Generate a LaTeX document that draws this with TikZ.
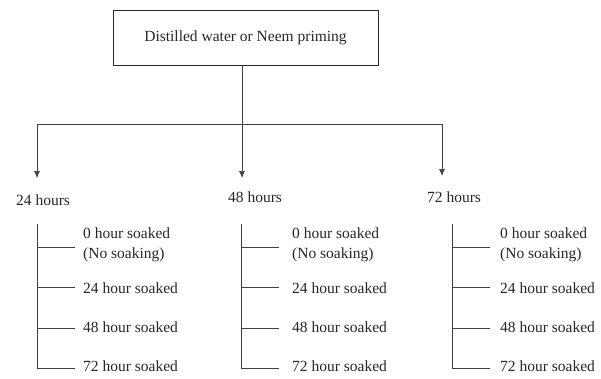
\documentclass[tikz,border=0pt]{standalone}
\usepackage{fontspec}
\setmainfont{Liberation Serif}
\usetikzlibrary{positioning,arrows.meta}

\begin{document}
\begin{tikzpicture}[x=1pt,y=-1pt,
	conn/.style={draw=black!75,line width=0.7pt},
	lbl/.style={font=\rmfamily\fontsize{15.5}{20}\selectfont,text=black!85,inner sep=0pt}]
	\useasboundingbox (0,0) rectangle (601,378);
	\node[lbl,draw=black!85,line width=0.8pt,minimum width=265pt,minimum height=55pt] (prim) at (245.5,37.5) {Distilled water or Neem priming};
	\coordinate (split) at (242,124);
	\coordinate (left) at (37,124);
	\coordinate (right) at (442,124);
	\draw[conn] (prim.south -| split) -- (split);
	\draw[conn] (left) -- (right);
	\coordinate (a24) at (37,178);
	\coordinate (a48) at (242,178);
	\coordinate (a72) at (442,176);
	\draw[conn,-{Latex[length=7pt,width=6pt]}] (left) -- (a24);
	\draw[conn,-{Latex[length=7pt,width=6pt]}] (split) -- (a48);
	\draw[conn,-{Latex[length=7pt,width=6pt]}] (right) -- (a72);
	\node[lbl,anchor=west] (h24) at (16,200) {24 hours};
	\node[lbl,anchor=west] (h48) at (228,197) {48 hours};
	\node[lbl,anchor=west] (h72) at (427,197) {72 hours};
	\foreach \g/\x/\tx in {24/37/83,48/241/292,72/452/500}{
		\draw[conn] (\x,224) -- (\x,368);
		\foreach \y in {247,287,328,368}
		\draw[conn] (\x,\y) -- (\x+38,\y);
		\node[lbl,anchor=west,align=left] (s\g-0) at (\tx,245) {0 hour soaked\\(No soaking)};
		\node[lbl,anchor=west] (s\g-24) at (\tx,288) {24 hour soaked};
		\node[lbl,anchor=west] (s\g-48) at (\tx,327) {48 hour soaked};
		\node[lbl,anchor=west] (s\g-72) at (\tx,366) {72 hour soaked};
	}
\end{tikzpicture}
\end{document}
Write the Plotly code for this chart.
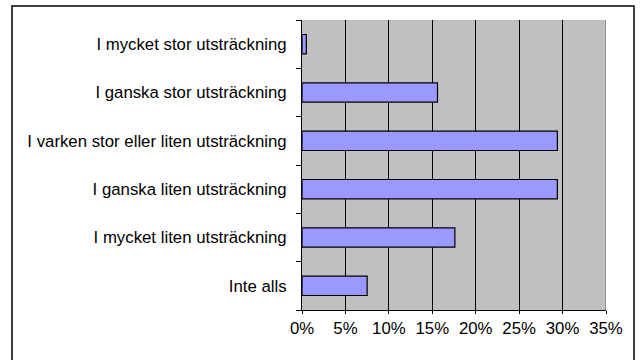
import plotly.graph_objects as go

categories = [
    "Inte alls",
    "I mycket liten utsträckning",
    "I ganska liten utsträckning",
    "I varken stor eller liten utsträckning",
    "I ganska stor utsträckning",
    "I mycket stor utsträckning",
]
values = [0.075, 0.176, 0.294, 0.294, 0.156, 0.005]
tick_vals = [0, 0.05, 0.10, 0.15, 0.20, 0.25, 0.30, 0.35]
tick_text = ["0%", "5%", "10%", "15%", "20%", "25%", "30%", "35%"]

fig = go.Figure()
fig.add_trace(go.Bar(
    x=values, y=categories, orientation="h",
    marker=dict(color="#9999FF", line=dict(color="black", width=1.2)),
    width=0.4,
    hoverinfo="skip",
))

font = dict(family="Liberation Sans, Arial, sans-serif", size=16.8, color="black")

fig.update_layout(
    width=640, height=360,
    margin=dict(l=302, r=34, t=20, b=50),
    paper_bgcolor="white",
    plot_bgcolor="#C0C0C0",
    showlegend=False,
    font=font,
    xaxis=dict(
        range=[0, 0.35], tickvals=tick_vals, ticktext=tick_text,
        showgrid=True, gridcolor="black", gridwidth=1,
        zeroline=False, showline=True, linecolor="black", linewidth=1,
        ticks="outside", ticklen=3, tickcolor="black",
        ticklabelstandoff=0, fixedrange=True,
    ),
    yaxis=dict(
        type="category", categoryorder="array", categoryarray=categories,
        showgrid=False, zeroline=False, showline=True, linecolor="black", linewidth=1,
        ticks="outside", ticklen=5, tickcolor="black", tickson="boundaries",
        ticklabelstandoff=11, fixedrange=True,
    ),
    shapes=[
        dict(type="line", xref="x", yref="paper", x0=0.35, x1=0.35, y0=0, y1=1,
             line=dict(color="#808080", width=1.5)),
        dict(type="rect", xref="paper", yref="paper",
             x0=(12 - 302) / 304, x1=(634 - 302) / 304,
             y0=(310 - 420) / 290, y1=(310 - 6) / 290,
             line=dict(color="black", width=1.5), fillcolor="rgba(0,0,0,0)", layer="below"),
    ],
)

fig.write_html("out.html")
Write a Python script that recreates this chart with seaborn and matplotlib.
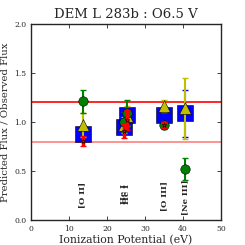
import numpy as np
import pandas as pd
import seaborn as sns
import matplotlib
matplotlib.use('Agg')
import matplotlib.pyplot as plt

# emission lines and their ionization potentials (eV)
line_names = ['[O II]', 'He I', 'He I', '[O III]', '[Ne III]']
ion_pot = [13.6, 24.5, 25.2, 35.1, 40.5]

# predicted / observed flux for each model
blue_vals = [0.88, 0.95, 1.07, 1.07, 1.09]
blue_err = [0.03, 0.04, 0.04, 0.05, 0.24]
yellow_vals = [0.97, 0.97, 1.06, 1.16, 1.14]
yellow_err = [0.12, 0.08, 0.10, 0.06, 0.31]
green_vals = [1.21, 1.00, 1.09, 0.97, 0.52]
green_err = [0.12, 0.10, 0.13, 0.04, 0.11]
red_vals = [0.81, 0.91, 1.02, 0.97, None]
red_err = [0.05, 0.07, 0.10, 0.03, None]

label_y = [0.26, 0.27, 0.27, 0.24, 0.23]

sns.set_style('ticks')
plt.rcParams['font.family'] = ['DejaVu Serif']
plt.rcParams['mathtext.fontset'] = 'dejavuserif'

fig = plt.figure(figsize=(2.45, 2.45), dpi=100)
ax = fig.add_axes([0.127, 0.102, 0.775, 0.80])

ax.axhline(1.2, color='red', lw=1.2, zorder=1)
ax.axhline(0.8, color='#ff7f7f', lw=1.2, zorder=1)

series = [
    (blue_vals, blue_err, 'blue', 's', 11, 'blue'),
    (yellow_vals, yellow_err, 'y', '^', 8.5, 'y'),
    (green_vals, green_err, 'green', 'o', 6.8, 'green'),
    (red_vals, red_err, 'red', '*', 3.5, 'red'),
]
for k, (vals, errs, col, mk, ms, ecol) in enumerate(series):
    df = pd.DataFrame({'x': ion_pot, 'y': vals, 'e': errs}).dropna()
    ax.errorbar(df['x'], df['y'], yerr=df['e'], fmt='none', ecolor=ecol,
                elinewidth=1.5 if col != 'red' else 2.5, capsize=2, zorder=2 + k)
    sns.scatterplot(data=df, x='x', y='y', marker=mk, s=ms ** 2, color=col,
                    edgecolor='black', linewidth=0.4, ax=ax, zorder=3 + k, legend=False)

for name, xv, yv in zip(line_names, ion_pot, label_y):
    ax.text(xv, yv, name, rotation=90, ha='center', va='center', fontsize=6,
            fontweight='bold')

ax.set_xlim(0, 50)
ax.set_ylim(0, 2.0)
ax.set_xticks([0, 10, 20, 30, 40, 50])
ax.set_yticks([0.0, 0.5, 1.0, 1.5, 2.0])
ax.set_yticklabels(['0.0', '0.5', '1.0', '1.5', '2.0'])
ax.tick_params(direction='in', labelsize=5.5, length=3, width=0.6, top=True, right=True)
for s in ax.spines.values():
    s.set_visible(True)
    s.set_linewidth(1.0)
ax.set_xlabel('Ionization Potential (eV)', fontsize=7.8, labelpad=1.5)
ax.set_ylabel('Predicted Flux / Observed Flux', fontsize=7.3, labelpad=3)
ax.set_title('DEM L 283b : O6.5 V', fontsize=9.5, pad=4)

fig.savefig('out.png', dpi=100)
· · · ·
# Your goal
Write out exactly the lines from the one that has "Write a Python" down to the one that has "import matplotlib.pyplot as plt", including both. Pictures stay out of the copy.

# Exercise response
Write a Python script that recreates this chart with seaborn and matplotlib.
import numpy as np
import pandas as pd
import seaborn as sns
import matplotlib
matplotlib.use('Agg')
import matplotlib.pyplot as plt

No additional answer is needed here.